Walgreens Specialty Pharmacy, which sponsored the 2014 report, noted in the introduction that the survey of 337 US employers included some surprises, such as the tidbit that “just 7% of respondents reported modifying their benefit design to encourage use of lower-cost sites of care during the previous year.”

The institute also found that 33% of polled employers thought retail pharmacies were better at helping specialty medication patients tap into co-payment assistance programs and that only 39% thought their PBM tracked specialty drug spend.

Additional findings indicate a deeper dissonance between cost consciousness—a top-line concern for consumers and healthcare providers, according to a recent Manhattan Research report—and what it means to be cost-conscious when the term “specialty medication” comes into the mix, which, according to the PBMI report, includes an average cost of around $3,000 a month per patient, or around 30% of total drug expense.
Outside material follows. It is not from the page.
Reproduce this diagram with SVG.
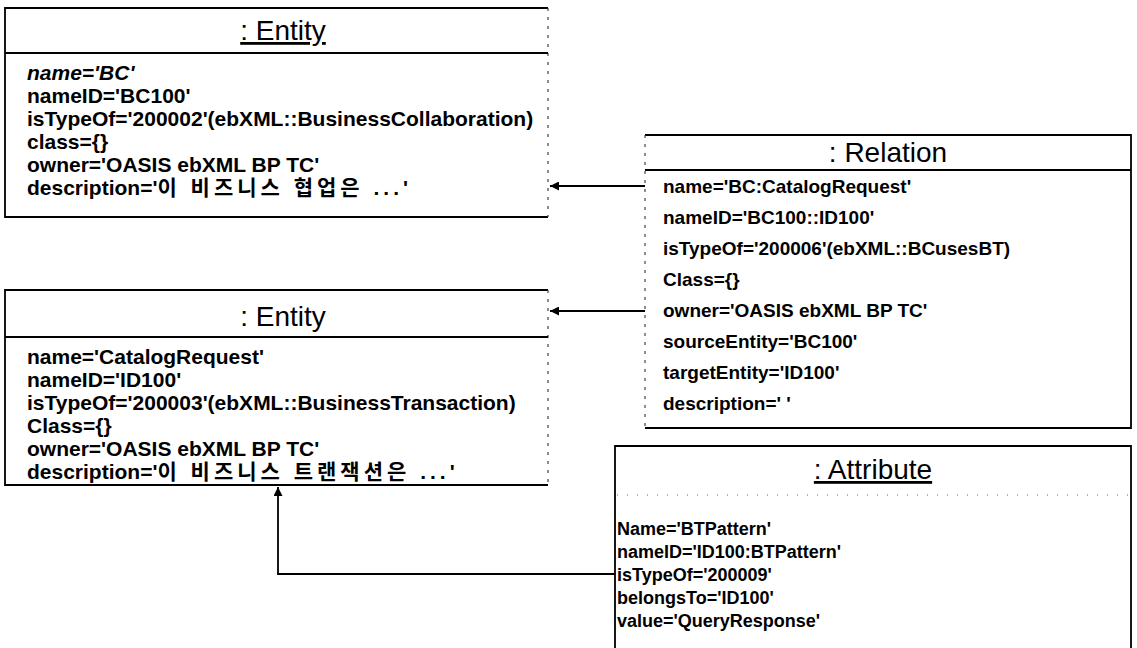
<svg xmlns="http://www.w3.org/2000/svg" width="1137" height="648" viewBox="0 0 1137 648">
  <style>
    .bg{fill:#fff}
    .edge{stroke:#000;stroke-width:1.8;fill:none}
    .faint{stroke:#444;stroke-width:1.2;stroke-dasharray:3 6;fill:none}
    .dots{stroke:#666;stroke-width:1;stroke-dasharray:1 9;fill:none}
    .t{font-family:"Liberation Sans","Noto Sans CJK KR",Arial,sans-serif;font-size:21px;font-weight:bold;fill:#000}
    .r{font-size:19px}
    .a{font-size:18px}
    .ko{letter-spacing:4px}
    .title{font-family:"Liberation Sans",Arial,sans-serif;font-size:28px;fill:#000;text-anchor:middle}
    .u{text-decoration:underline}
    .conn{stroke:#000;stroke-width:1.8;fill:none}
  </style>
  <defs>
    <marker id="head" viewBox="0 0 10 10" refX="10" refY="5" markerWidth="9" markerHeight="9" markerUnits="userSpaceOnUse" orient="auto">
      <path d="M0,0 L10,5 L0,10 z" fill="#000"/>
    </marker>
  </defs>
  <rect class="bg" width="1137" height="648"/>

  <!-- Entity: BC -->
  <g id="entity-bc">
    <rect class="bg" x="5" y="8" width="543" height="209"/>
    <path class="edge" d="M548,8 H5 V217 H548"/>
    <path class="faint" d="M548,8 V217"/>
    <line class="edge" x1="5" y1="53" x2="548" y2="53"/>
    <text class="title u" x="283" y="40">: Entity</text>
    <text class="t" x="27" y="80" font-style="italic">name='BC'</text>
    <text class="t" x="27" y="103">nameID='BC100'</text>
    <text class="t" x="27" y="126">isTypeOf='200002'(ebXML::BusinessCollaboration)</text>
    <text class="t" x="27" y="149">class={}</text>
    <text class="t" x="27" y="172">owner='OASIS ebXML BP TC'</text>
    <text class="t" x="27" y="195">description='<tspan class="ko">이 비즈니스 협업은 ...</tspan>'</text>
  </g>

  <!-- Entity: CatalogRequest -->
  <g id="entity-catalog">
    <rect class="bg" x="5" y="290" width="543" height="195"/>
    <path class="edge" d="M548,290 H5 V485 H548"/>
    <path class="faint" d="M548,290 V485"/>
    <line class="edge" x1="5" y1="337" x2="548" y2="337"/>
    <text class="title" x="283" y="326">: Entity</text>
    <text class="t" x="27" y="364">name='CatalogRequest'</text>
    <text class="t" x="27" y="387">nameID='ID100'</text>
    <text class="t" x="27" y="410">isTypeOf='200003'(ebXML::BusinessTransaction)</text>
    <text class="t" x="27" y="433">Class={}</text>
    <text class="t" x="27" y="456">owner='OASIS ebXML BP TC'</text>
    <text class="t" x="27" y="479">description='<tspan class="ko">이 비즈니스 트랜잭션은 ...</tspan>'</text>
  </g>

  <!-- Relation -->
  <g id="relation">
    <rect class="bg" x="645" y="135" width="486" height="293"/>
    <path class="edge" d="M645,135 H1131 V428 H645"/>
    <path class="faint" d="M645,135 V428"/>
    <line class="edge" x1="645" y1="170" x2="1131" y2="170"/>
    <text class="title" x="888" y="162">: Relation</text>
    <text class="t r" x="663" y="193">name='BC:CatalogRequest'</text>
    <text class="t r" x="663" y="224">nameID='BC100::ID100'</text>
    <text class="t r" x="663" y="255">isTypeOf='200006'(ebXML::BCusesBT)</text>
    <text class="t r" x="663" y="286">Class={}</text>
    <text class="t r" x="663" y="317">owner='OASIS ebXML BP TC'</text>
    <text class="t r" x="663" y="348">sourceEntity='BC100'</text>
    <text class="t r" x="663" y="379">targetEntity='ID100'</text>
    <text class="t r" x="663" y="410">description=' '</text>
  </g>

  <!-- Attribute -->
  <g id="attribute">
    <rect class="bg" x="615" y="446" width="516" height="210"/>
    <path class="edge" d="M615,656 V446 H1131 V656"/>
    <line class="dots" x1="617" y1="495" x2="1129" y2="495"/>
    <text class="title u" x="873" y="479">: Attribute</text>
    <text class="t a" x="617" y="535">Name='BTPattern'</text>
    <text class="t a" x="617" y="558">nameID='ID100:BTPattern'</text>
    <text class="t a" x="617" y="581">isTypeOf='200009'</text>
    <text class="t a" x="617" y="604">belongsTo='ID100'</text>
    <text class="t a" x="617" y="627">value='QueryResponse'</text>
  </g>

  <!-- Connectors -->
  <g id="connectors">
    <line class="conn" x1="645" y1="186" x2="550" y2="186" marker-end="url(#head)"/>
    <line class="conn" x1="645" y1="311" x2="550" y2="311" marker-end="url(#head)"/>
    <polyline class="conn" points="615,574 278,574 278,487" marker-end="url(#head)"/>
  </g>
</svg>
PBMI expects this cost will only rise, and projects that specialty medications will account for more than 50% of total drug costs within the next four or five years.

PMBI says employers have not completely ignored cost-limiting measures and that both small and large companies are increasingly leaning on strategies such as prior-authorization and step therapy to contain expenses. Data talliers found, for example, that 74% of smaller employers had step-therapy requirements in 2013 compared to 57% in 2012 and that both smaller and larger employers are likely to have separate cost-sharing requirements for specialty medications.

Unsurprisingly, employers are interested in adherence, and PBMI says that the majority of the surveyed employers —62%—were able to track adherence and persistency outcomes of their specialty medication patients (distinct from the 39% who did not think their PBM tracked specialty medication spend), a metric that is becoming of increasing importance with healthcare reform and the rise of accountable care organizations.

PBMI’s survey also shows that the cost/benefit optic does not mean employers assume lookalike drugs are going to help pare back costs and notes that employers have an accurate view of the impact biosimilars may or may not have on their cost structure. Only 15% of surveyed employers said they expect biosimilars will lead to substantial savings, whereas 36% “project a marginal reduction in cost.”